Problem Statement
The objective of fine-tuning the CodeLlama model for the SQL dataset was to enhance its ability to generate accurate SQL queries based on given prompts. The initial model performance was suboptimal, prompting the need for fine-tuning to improve query generation accuracy.
Dataset and Model
- Dataset: ChrisHayduk/Llama-2-SQL-Dataset
- Model: CodeLlama, a pre-trained language model tailored for code generation tasks, was chosen as the base model for fine-tuning. The model's architecture and extensive pre-training on code-related tasks provided a strong foundation for this specialized fine-tuning.
Training Procedure
The fine-tuning process involved several key steps and configurations to optimize model performance:
Library and Tools: PEFT was utilized for the fine-tuning process, leveraging its capabilities to adjust model parameters and improve inference accuracy.
Quantization Configuration: The
bitsandbytes
quantization method was employed with the following configuration:quant_method: bitsandbytes load_in_8bit: False load_in_4bit: True llm_int8_threshold: 6.0 llm_int8_skip_modules: None llm_int8_enable_fp32_cpu_offload: False llm_int8_has_fp16_weight: False bnb_4bit_quant_type: nf4 bnb_4bit_use_double_quant: True bnb_4bit_compute_dtype: float32
Result
The fine-tuning process aimed to address the initial performance issues observed in the model's ability to generate SQL queries accurately. Post-fine-tuning evaluation involved measuring the model's accuracy, speed of query generation, and overall efficiency in handling various query complexities.
Code
import torch
from transformers import AutoModelForCausalLM, BitsAndBytesConfig, AutoTokenizer
from peft import PeftModel
base_model = "codellama/CodeLlama-7b-hf"
model = AutoModelForCausalLM.from_pretrained(
base_model,
#load_in_4bit=True,
#torch_dtype=torch.float16,
device_map="auto",
)
tokenizer = AutoTokenizer.from_pretrained("codellama/CodeLlama-7b-hf")
output_dir = "model/output/path"
model = PeftModel.from_pretrained(model, output_dir)
eval_prompt = """You are a powerful text-to-SQL model. Your job is to answer questions about a database and explain your answer in detail. You are given a question and context regarding one or more tables.

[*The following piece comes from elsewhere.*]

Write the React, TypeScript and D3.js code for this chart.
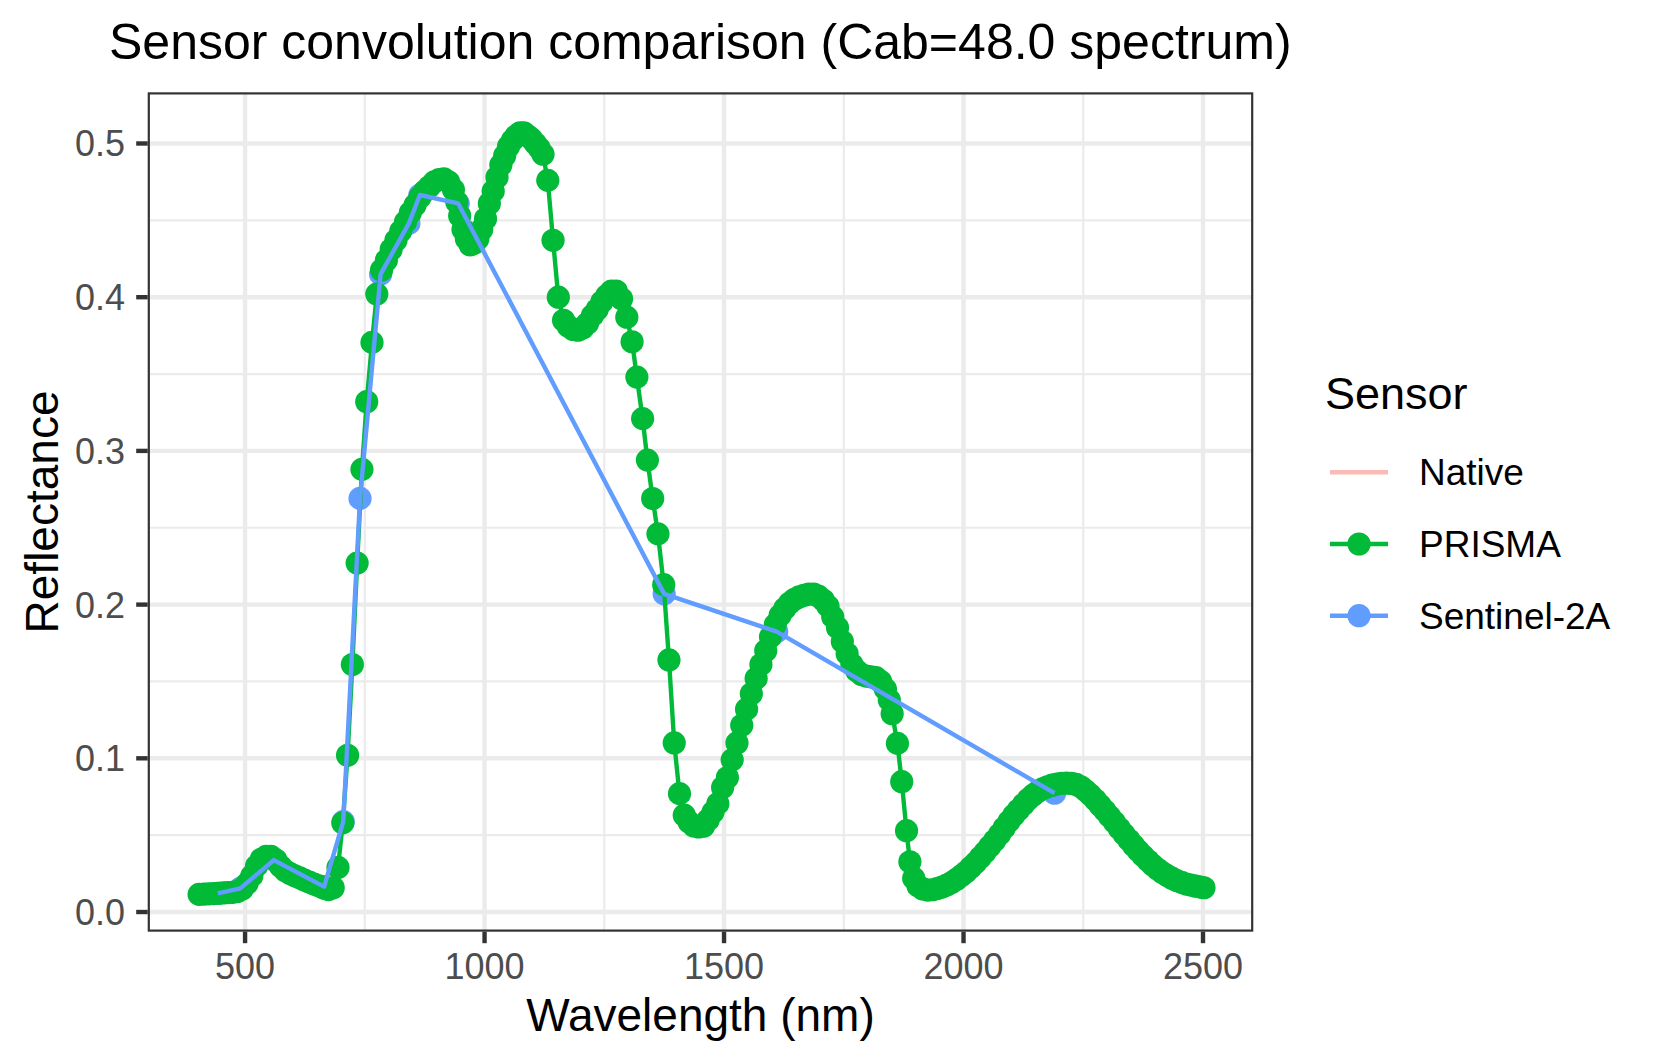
import { useEffect } from "react";
import * as d3 from "d3";

// PRISMA convolved spectrum (wavelength nm, reflectance)
const prismaWl = [
  404, 414, 424, 434, 444, 454, 464, 474, 484, 494, 504, 514, 524, 534, 544, 554, 564, 574, 584, 594,
  604, 614, 624, 634, 644, 654, 664, 674, 684, 694, 704, 714, 724, 734, 744, 754, 765, 775, 785, 795,
  805, 815, 825, 835, 845, 855, 865, 875, 885, 895, 905, 915, 925, 935, 942, 948, 955, 962, 970, 978,
  986, 994, 1002, 1010, 1018, 1026, 1034, 1042, 1050, 1058, 1066, 1074, 1082, 1090, 1098, 1106, 1114, 1122, 1132, 1143,
  1154, 1165, 1175, 1185, 1195, 1205, 1215, 1225, 1235, 1245, 1255, 1265, 1275, 1286, 1297, 1308, 1318, 1330, 1340, 1351,
  1362, 1374, 1385, 1396, 1407, 1417, 1427, 1437, 1447, 1457, 1467, 1477, 1487, 1497, 1507, 1517, 1527, 1537, 1547, 1557,
  1567, 1577, 1587, 1597, 1607, 1617, 1627, 1637, 1647, 1657, 1667, 1677, 1687, 1697, 1707, 1717, 1727, 1737, 1747, 1757,
  1767, 1777, 1787, 1797, 1807, 1817, 1827, 1837, 1845, 1851, 1862, 1871, 1881, 1888, 1896, 1905, 1915, 1925, 1935, 1945,
  1955, 1965, 1975, 1985, 1995, 2005, 2015, 2025, 2035, 2045, 2055, 2065, 2075, 2085, 2095, 2105, 2115, 2125, 2135, 2145,
  2155, 2165, 2175, 2185, 2195, 2205, 2215, 2225, 2235, 2245, 2255, 2265, 2275, 2285, 2295, 2305, 2315, 2325, 2335, 2345,
  2355, 2365, 2375, 2385, 2395, 2405, 2415, 2425, 2435, 2445, 2455, 2465, 2475, 2485, 2495, 2502,
];
const prismaRefl = [
  0.0115, 0.0117, 0.0118, 0.012, 0.0122, 0.0124, 0.0126, 0.0128, 0.0133, 0.015, 0.0185, 0.0235, 0.03, 0.0345, 0.0362, 0.0362, 0.034, 0.0298, 0.0268, 0.025,
  0.0236, 0.0222, 0.0208, 0.0195, 0.0182, 0.017, 0.0156, 0.0146, 0.0158, 0.029, 0.058, 0.102, 0.161, 0.227, 0.288, 0.332, 0.3706, 0.402, 0.4177, 0.424,
  0.431, 0.437, 0.443, 0.449, 0.455, 0.46, 0.465, 0.469, 0.472, 0.475, 0.4765, 0.477, 0.475, 0.47, 0.462, 0.453, 0.444, 0.438, 0.434, 0.435,
  0.438, 0.444, 0.451, 0.461, 0.469, 0.478, 0.486, 0.492, 0.498, 0.502, 0.505, 0.507, 0.507, 0.505, 0.503, 0.5, 0.497, 0.493, 0.476, 0.437,
  0.4, 0.385, 0.381, 0.379, 0.3785, 0.38, 0.383, 0.388, 0.392, 0.397, 0.401, 0.404, 0.404, 0.399, 0.387, 0.371, 0.348, 0.321, 0.294, 0.269,
  0.246, 0.213, 0.164, 0.11, 0.077, 0.063, 0.0585, 0.056, 0.0553, 0.0558, 0.06, 0.065, 0.0705, 0.081, 0.0875, 0.099, 0.11, 0.1215, 0.132, 0.142,
  0.152, 0.161, 0.17, 0.179, 0.187, 0.193, 0.1975, 0.201, 0.2035, 0.205, 0.206, 0.2068, 0.2069, 0.2055, 0.203, 0.199, 0.192, 0.185, 0.176, 0.168,
  0.161, 0.157, 0.1545, 0.1535, 0.153, 0.1525, 0.15, 0.145, 0.138, 0.129, 0.1097, 0.0848, 0.0529, 0.0327, 0.022, 0.017, 0.015, 0.0143, 0.0145, 0.0152,
  0.0162, 0.0175, 0.0192, 0.0212, 0.0235, 0.026, 0.029, 0.032, 0.0355, 0.039, 0.0428, 0.0465, 0.0505, 0.0548, 0.059, 0.063, 0.0665, 0.07, 0.0733, 0.076,
  0.0783, 0.0802, 0.0815, 0.0825, 0.0832, 0.0837, 0.0838, 0.0837, 0.083, 0.0815, 0.079, 0.0762, 0.073, 0.0695, 0.066, 0.0622, 0.0585, 0.0545, 0.0507, 0.047,
  0.0433, 0.0398, 0.0365, 0.0335, 0.0305, 0.028, 0.0257, 0.0237, 0.022, 0.0205, 0.0193, 0.0182, 0.0175, 0.0168, 0.0162, 0.0158,
];

// Sentinel-2A band centres and convolved reflectance
const s2Wl = [443, 490, 560, 665, 705, 740, 783, 842, 865, 945, 1375, 1610, 2190];
const s2Refl = [0.0121, 0.0154, 0.0338, 0.0165, 0.0588, 0.2691, 0.415, 0.448, 0.4665, 0.461, 0.207, 0.1824, 0.0773];

const xTicks = [500, 1000, 1500, 2000, 2500];
const xMinor = [750, 1250, 1750, 2250];
const yTicks = [0, 0.1, 0.2, 0.3, 0.4, 0.5];
const yMinor = [0.05, 0.15, 0.25, 0.35, 0.45];

const sensors = ["Native", "PRISMA", "Sentinel-2A"];
const sensorColors = ["#F8766D", "#00BA38", "#619CFF"];

type Pt = { wl: number; r: number };

const W = 1653;
const H = 1062;
const FONT = "'Liberation Sans', Arial, Helvetica, sans-serif";
const LW = 4.4;
const PR = 11.6;

export default function App() {
  useEffect(() => {
    document.body.style.margin = "0";
    document.body.style.background = "#ffffff";
  }, []);

  const panel = { left: 147.7, right: 1253.3, top: 92.3, bottom: 931.7 };
  const x = d3.scaleLinear().domain([296.7, 2605]).range([panel.left, panel.right]);
  const y = d3.scaleLinear().domain([-0.0128, 0.5333]).range([panel.bottom, panel.top]);

  const prisma: Pt[] = prismaWl.map((wl, i) => ({ wl, r: prismaRefl[i] }));
  const s2: Pt[] = s2Wl.map((wl, i) => ({ wl, r: s2Refl[i] }));

  const line = d3.line<Pt>().x(d => x(d.wl)).y(d => y(d.r));

  const pw = panel.right - panel.left;
  const ph = panel.bottom - panel.top;

  const legendY = (i: number) => 472.3 + i * 71.7;

  return (
    <svg width={W} height={H} viewBox={`0 0 ${W} ${H}`} style={{ display: "block", fontFamily: FONT }}>
      <rect x={0} y={0} width={W} height={H} fill="#ffffff" />
      <defs>
        <clipPath id="panel-clip">
          <rect x={panel.left} y={panel.top} width={pw} height={ph} />
        </clipPath>
      </defs>

      {/* title */}
      <text x={109} y={59.3} fontSize={50} fill="#000000">
        Sensor convolution comparison (Cab=48.0 spectrum)
      </text>

      {/* grid */}
      <g clipPath="url(#panel-clip)">
        {yMinor.map(v => (
          <line key={`ym${v}`} x1={panel.left} x2={panel.right} y1={y(v)} y2={y(v)} stroke="#EBEBEB" strokeWidth={LW / 2} />
        ))}
        {xMinor.map(v => (
          <line key={`xm${v}`} x1={x(v)} x2={x(v)} y1={panel.top} y2={panel.bottom} stroke="#EBEBEB" strokeWidth={LW / 2} />
        ))}
        {yTicks.map(v => (
          <line key={`yg${v}`} x1={panel.left} x2={panel.right} y1={y(v)} y2={y(v)} stroke="#EBEBEB" strokeWidth={LW} />
        ))}
        {xTicks.map(v => (
          <line key={`xg${v}`} x1={x(v)} x2={x(v)} y1={panel.top} y2={panel.bottom} stroke="#EBEBEB" strokeWidth={LW} />
        ))}

        {/* points first, then lines (as in the original layering) */}
        {s2.map((d, i) => (
          <circle key={`sp${i}`} cx={x(d.wl)} cy={y(d.r)} r={PR} fill={sensorColors[2]} />
        ))}
        {prisma.map((d, i) => (
          <circle key={`pp${i}`} cx={x(d.wl)} cy={y(d.r)} r={PR} fill={sensorColors[1]} />
        ))}
        <path d={line(prisma) ?? ""} fill="none" stroke={sensorColors[1]} strokeWidth={LW} strokeLinejoin="round" />
        <path d={line(s2) ?? ""} fill="none" stroke={sensorColors[2]} strokeWidth={LW} strokeLinejoin="round" />
      </g>

      {/* panel border */}
      <rect x={panel.left + 1.1} y={panel.top + 1.1} width={pw - 2.2} height={ph - 2.2} fill="none" stroke="#333333" strokeWidth={2.2} />

      {/* x axis */}
      {xTicks.map(v => (
        <g key={`xt${v}`}>
          <line x1={x(v)} x2={x(v)} y1={panel.bottom} y2={panel.bottom + 11.5} stroke="#333333" strokeWidth={LW} />
          <text x={x(v)} y={979.3} fontSize={36} fill="#4D4D4D" textAnchor="middle">{v}</text>
        </g>
      ))}
      <text x={(panel.left + panel.right) / 2} y={1031} fontSize={46} fill="#000000" textAnchor="middle">
        Wavelength (nm)
      </text>

      {/* y axis */}
      {yTicks.map(v => (
        <g key={`yt${v}`}>
          <line x1={panel.left - 11.5} x2={panel.left} y1={y(v)} y2={y(v)} stroke="#333333" strokeWidth={LW} />
          <text x={125} y={y(v) + 12.9} fontSize={36} fill="#4D4D4D" textAnchor="end">{v.toFixed(1)}</text>
        </g>
      ))}
      <text transform={`translate(58,${(panel.top + panel.bottom) / 2}) rotate(-90)`} fontSize={46} fill="#000000" textAnchor="middle">
        Reflectance
      </text>

      {/* legend */}
      <text x={1325} y={409.3} fontSize={45} fill="#000000">Sensor</text>
      {sensors.map((s, i) => (
        <g key={s}>
          <line x1={1330} x2={1388} y1={legendY(i)} y2={legendY(i)} stroke={sensorColors[i]} strokeWidth={LW} strokeOpacity={i === 0 ? 0.5 : 1} />
          {i > 0 && <circle cx={1359} cy={legendY(i)} r={PR} fill={sensorColors[i]} />}
          <text x={1419} y={legendY(i) + 12.9} fontSize={37} fill="#000000">{s}</text>
        </g>
      ))}
    </svg>
  );
}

You must output the SQL query that answers the question.
### Input:
Which Class has a Frequency MHz larger than 91.5, and a City of license of hyannis, nebraska?
### Context:
CREATE TABLE table_name_12 (class VARCHAR, frequency_mhz VARCHAR, city_of_license VARCHAR)
### Response:
### Explain:
"""
model_input = tokenizer(eval_prompt, return_tensors="pt").to("cuda")
model.eval()
with torch.no_grad():
print(tokenizer.decode(model.generate(**model_input, max_new_tokens=100)[0], skip_special_tokens=True))